The Llano County Commissioners Court voted to make the county a Second Amendment Sanctuary County during a regular meeting March 22. Llano County will be the 76th county to do so in Texas. Burnet County adopted a similar resolution on March 9. File photo 

The Llano County Commissioners Court on March 22 unanimously voted to become a Second Amendment Sanctuary County through a resolution expressing unyielding support of the constitutional amendment. The county is the 76th in the state to adopt this resolution. Burnet County adopted a similar resolution at its March 9 meeting. 

The resolution states that the Commissioners Court will not support or fund laws, programs, people, or policies that would infringe on a person’s right to own or carry a gun. 

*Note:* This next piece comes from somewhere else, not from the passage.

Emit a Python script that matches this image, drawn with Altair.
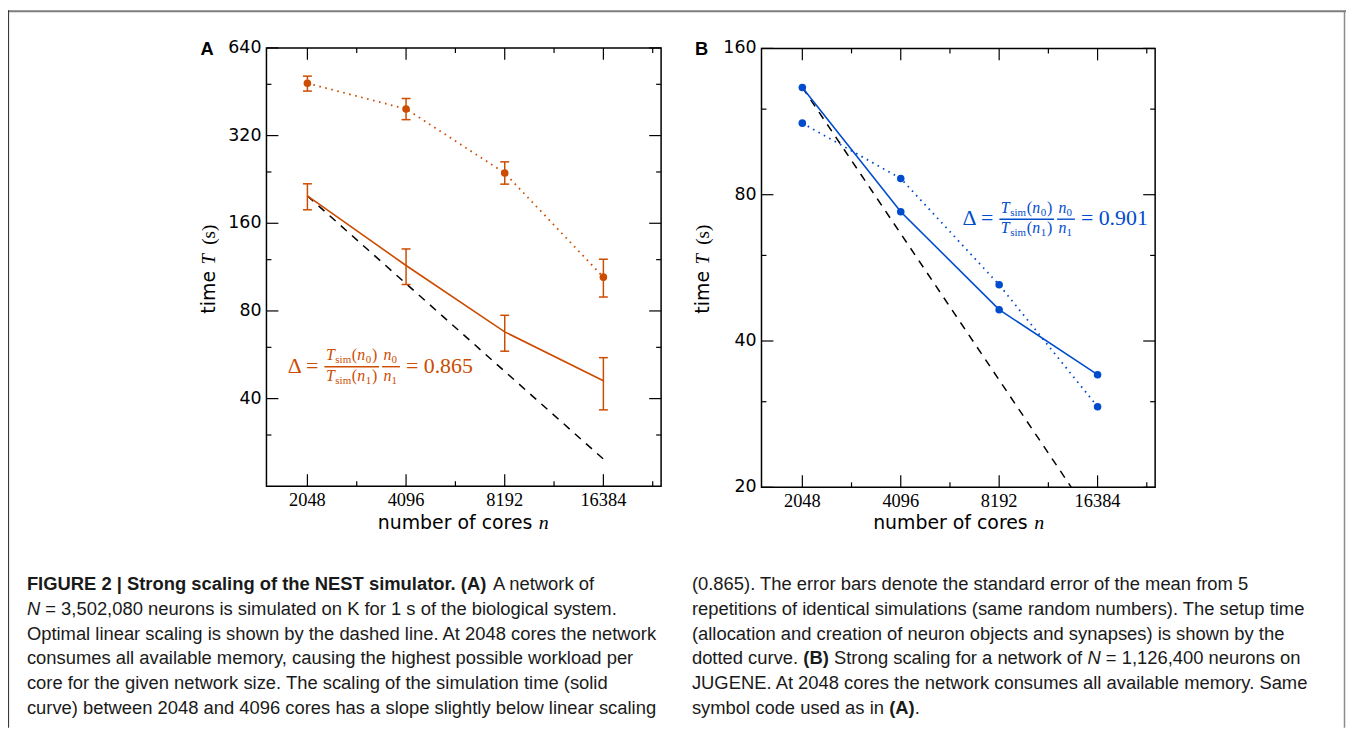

A sanctuary resolution declares that the jurisdiction, whether city, county, or state, will limit cooperation with the national government’s effort to enforce a certain law. It is mainly used to establish sanctuary cities to protect immigrants from deportation. 

Some Llano County residents have been working several years to get the resolution approved. The Llano County 2A Sanctuary Facebook page went up in August 2019 to update residents on the resolution’s progress. 

“It’s taken patience and persistence to get here,” said page moderator John Bolgiano. “The final wording of the resolution is something we are very happy with.”  

Denise Rives, the Llano County Republican Party chair, expressed her support for the resolution, although the party was not involved in the process.

“It’s a Texas Republican Party priority to pass constitutional carry, and so we are definitely behind (the resolution),” she said. 

The passing of the resolution comes at the same time state Republicans are talking about making Texas a Second Amendment Sanctuary State. 

Gov. Greg Abbott has openly expressed his support of a bill introduced by state Rep. Justin Holland (R-District 33). House Bill 2622 was submitted to the state Legislature in early March. The bill was referred to the State Affairs Committee on March 17. 

If passed by both the Texas House and Senate and signed into law by Abbott, it would prohibit state agencies and local governments from “enforcing or providing assistance to federal agencies on any new federal laws, orders, rules or regulations on firearms, firearm accessories, or ammunition inside the state,” according to a March 5 statement by Holland

SECOND AMENDMENT

A well regulated Militia, being necessary to the security of a free State, the right of the people to keep and bear Arms, shall not be infringed.